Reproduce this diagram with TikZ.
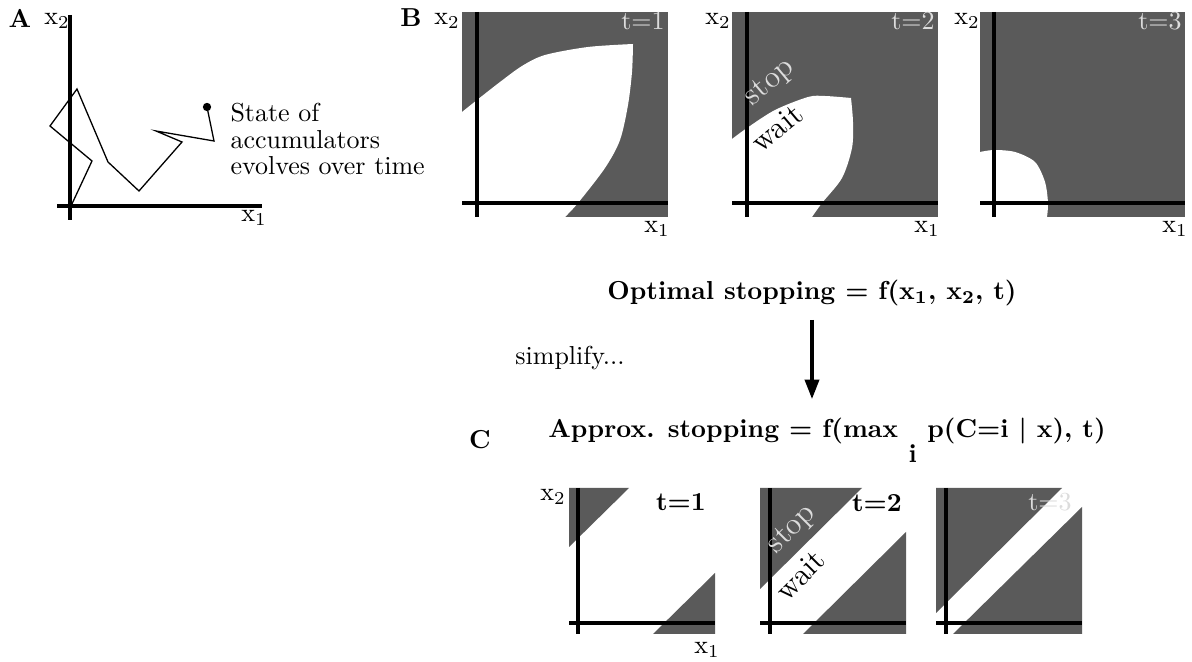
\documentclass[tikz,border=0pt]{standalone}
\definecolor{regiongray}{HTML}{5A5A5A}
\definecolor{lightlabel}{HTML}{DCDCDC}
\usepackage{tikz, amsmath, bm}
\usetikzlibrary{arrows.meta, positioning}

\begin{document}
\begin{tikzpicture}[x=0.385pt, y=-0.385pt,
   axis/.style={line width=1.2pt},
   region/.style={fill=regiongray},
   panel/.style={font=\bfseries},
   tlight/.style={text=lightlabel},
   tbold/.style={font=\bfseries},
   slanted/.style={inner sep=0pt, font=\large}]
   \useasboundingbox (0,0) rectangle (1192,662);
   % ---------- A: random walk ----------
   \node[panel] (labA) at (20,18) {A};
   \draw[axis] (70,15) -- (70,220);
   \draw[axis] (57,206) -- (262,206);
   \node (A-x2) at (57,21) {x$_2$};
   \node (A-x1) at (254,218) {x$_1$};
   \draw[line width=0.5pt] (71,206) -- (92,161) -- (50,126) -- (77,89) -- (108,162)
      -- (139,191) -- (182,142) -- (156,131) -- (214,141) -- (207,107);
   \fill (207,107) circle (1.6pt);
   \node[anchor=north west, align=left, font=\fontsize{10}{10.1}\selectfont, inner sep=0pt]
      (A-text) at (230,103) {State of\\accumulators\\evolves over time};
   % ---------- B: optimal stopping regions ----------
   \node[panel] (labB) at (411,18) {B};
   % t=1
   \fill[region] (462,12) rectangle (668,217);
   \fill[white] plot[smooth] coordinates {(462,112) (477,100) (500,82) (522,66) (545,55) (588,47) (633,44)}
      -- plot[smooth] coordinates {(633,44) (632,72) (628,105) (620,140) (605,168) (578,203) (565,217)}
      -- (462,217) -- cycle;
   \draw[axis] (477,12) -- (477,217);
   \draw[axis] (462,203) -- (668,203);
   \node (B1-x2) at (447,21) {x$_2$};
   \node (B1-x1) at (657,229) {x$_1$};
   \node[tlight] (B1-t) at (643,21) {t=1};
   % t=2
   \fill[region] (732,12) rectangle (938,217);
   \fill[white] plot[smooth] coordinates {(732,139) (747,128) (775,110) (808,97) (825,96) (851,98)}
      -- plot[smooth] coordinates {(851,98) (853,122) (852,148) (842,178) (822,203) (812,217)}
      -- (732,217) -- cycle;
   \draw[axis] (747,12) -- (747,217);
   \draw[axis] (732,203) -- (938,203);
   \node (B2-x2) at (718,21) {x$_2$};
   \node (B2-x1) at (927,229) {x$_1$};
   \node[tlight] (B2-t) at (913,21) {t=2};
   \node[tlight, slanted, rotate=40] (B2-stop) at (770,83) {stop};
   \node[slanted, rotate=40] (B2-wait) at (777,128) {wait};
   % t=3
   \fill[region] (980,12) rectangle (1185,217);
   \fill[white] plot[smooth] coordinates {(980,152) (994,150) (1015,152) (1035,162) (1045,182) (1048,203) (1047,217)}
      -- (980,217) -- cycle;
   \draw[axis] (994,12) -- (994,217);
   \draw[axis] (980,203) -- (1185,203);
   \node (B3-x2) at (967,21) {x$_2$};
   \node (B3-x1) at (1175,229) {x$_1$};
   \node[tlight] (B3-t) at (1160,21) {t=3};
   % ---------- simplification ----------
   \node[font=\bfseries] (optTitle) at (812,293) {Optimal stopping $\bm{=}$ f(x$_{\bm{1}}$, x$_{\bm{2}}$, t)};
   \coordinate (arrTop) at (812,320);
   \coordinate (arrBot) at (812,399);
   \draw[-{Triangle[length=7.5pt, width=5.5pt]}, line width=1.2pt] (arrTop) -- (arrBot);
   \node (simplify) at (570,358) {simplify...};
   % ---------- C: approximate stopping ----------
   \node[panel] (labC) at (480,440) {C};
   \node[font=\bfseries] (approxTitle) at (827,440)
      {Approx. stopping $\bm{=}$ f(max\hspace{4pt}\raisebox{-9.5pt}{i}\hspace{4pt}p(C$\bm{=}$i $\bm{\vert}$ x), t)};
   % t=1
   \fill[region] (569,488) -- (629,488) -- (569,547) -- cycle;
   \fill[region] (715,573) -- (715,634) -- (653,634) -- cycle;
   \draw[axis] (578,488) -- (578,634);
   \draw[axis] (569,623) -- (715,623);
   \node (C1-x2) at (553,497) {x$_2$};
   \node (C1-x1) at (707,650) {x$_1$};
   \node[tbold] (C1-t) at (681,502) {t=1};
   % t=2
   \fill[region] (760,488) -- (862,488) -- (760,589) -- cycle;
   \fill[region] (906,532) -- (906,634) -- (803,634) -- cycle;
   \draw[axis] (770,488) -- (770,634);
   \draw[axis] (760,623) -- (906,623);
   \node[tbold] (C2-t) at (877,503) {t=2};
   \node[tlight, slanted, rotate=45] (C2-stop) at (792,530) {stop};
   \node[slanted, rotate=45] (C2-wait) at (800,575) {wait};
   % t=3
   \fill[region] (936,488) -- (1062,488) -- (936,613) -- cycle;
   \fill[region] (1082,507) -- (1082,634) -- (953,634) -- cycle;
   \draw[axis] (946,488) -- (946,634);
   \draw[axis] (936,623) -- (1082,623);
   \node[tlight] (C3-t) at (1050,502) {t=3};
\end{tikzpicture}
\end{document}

----

• [Challenge] Go through the listing above and write it all out exactly, leaving out any picture.

• [Exercise output]
Reproduce this diagram with TikZ.
\documentclass[tikz,border=0pt]{standalone}
\definecolor{regiongray}{HTML}{5A5A5A}
\definecolor{lightlabel}{HTML}{DCDCDC}
\usepackage{tikz, amsmath, bm}
\usetikzlibrary{arrows.meta, positioning}

\begin{document}
\begin{tikzpicture}[x=0.385pt, y=-0.385pt,
   axis/.style={line width=1.2pt},
   region/.style={fill=regiongray},
   panel/.style={font=\bfseries},
   tlight/.style={text=lightlabel},
   tbold/.style={font=\bfseries},
   slanted/.style={inner sep=0pt, font=\large}]
   \useasboundingbox (0,0) rectangle (1192,662);
   % ---------- A: random walk ----------
   \node[panel] (labA) at (20,18) {A};
   \draw[axis] (70,15) -- (70,220);
   \draw[axis] (57,206) -- (262,206);
   \node (A-x2) at (57,21) {x$_2$};
   \node (A-x1) at (254,218) {x$_1$};
   \draw[line width=0.5pt] (71,206) -- (92,161) -- (50,126) -- (77,89) -- (108,162)
      -- (139,191) -- (182,142) -- (156,131) -- (214,141) -- (207,107);
   \fill (207,107) circle (1.6pt);
   \node[anchor=north west, align=left, font=\fontsize{10}{10.1}\selectfont, inner sep=0pt]
      (A-text) at (230,103) {State of\\accumulators\\evolves over time};
   % ---------- B: optimal stopping regions ----------
   \node[panel] (labB) at (411,18) {B};
   % t=1
   \fill[region] (462,12) rectangle (668,217);
   \fill[white] plot[smooth] coordinates {(462,112) (477,100) (500,82) (522,66) (545,55) (588,47) (633,44)}
      -- plot[smooth] coordinates {(633,44) (632,72) (628,105) (620,140) (605,168) (578,203) (565,217)}
      -- (462,217) -- cycle;
   \draw[axis] (477,12) -- (477,217);
   \draw[axis] (462,203) -- (668,203);
   \node (B1-x2) at (447,21) {x$_2$};
   \node (B1-x1) at (657,229) {x$_1$};
   \node[tlight] (B1-t) at (643,21) {t=1};
   % t=2
   \fill[region] (732,12) rectangle (938,217);
   \fill[white] plot[smooth] coordinates {(732,139) (747,128) (775,110) (808,97) (825,96) (851,98)}
      -- plot[smooth] coordinates {(851,98) (853,122) (852,148) (842,178) (822,203) (812,217)}
      -- (732,217) -- cycle;
   \draw[axis] (747,12) -- (747,217);
   \draw[axis] (732,203) -- (938,203);
   \node (B2-x2) at (718,21) {x$_2$};
   \node (B2-x1) at (927,229) {x$_1$};
   \node[tlight] (B2-t) at (913,21) {t=2};
   \node[tlight, slanted, rotate=40] (B2-stop) at (770,83) {stop};
   \node[slanted, rotate=40] (B2-wait) at (777,128) {wait};
   % t=3
   \fill[region] (980,12) rectangle (1185,217);
   \fill[white] plot[smooth] coordinates {(980,152) (994,150) (1015,152) (1035,162) (1045,182) (1048,203) (1047,217)}
      -- (980,217) -- cycle;
   \draw[axis] (994,12) -- (994,217);
   \draw[axis] (980,203) -- (1185,203);
   \node (B3-x2) at (967,21) {x$_2$};
   \node (B3-x1) at (1175,229) {x$_1$};
   \node[tlight] (B3-t) at (1160,21) {t=3};
   % ---------- simplification ----------
   \node[font=\bfseries] (optTitle) at (812,293) {Optimal stopping $\bm{=}$ f(x$_{\bm{1}}$, x$_{\bm{2}}$, t)};
   \coordinate (arrTop) at (812,320);
   \coordinate (arrBot) at (812,399);
   \draw[-{Triangle[length=7.5pt, width=5.5pt]}, line width=1.2pt] (arrTop) -- (arrBot);
   \node (simplify) at (570,358) {simplify...};
   % ---------- C: approximate stopping ----------
   \node[panel] (labC) at (480,440) {C};
   \node[font=\bfseries] (approxTitle) at (827,440)
      {Approx. stopping $\bm{=}$ f(max\hspace{4pt}\raisebox{-9.5pt}{i}\hspace{4pt}p(C$\bm{=}$i $\bm{\vert}$ x), t)};
   % t=1
   \fill[region] (569,488) -- (629,488) -- (569,547) -- cycle;
   \fill[region] (715,573) -- (715,634) -- (653,634) -- cycle;
   \draw[axis] (578,488) -- (578,634);
   \draw[axis] (569,623) -- (715,623);
   \node (C1-x2) at (553,497) {x$_2$};
   \node (C1-x1) at (707,650) {x$_1$};
   \node[tbold] (C1-t) at (681,502) {t=1};
   % t=2
   \fill[region] (760,488) -- (862,488) -- (760,589) -- cycle;
   \fill[region] (906,532) -- (906,634) -- (803,634) -- cycle;
   \draw[axis] (770,488) -- (770,634);
   \draw[axis] (760,623) -- (906,623);
   \node[tbold] (C2-t) at (877,503) {t=2};
   \node[tlight, slanted, rotate=45] (C2-stop) at (792,530) {stop};
   \node[slanted, rotate=45] (C2-wait) at (800,575) {wait};
   % t=3
   \fill[region] (936,488) -- (1062,488) -- (936,613) -- cycle;
   \fill[region] (1082,507) -- (1082,634) -- (953,634) -- cycle;
   \draw[axis] (946,488) -- (946,634);
   \draw[axis] (936,623) -- (1082,623);
   \node[tlight] (C3-t) at (1050,502) {t=3};
\end{tikzpicture}
\end{document}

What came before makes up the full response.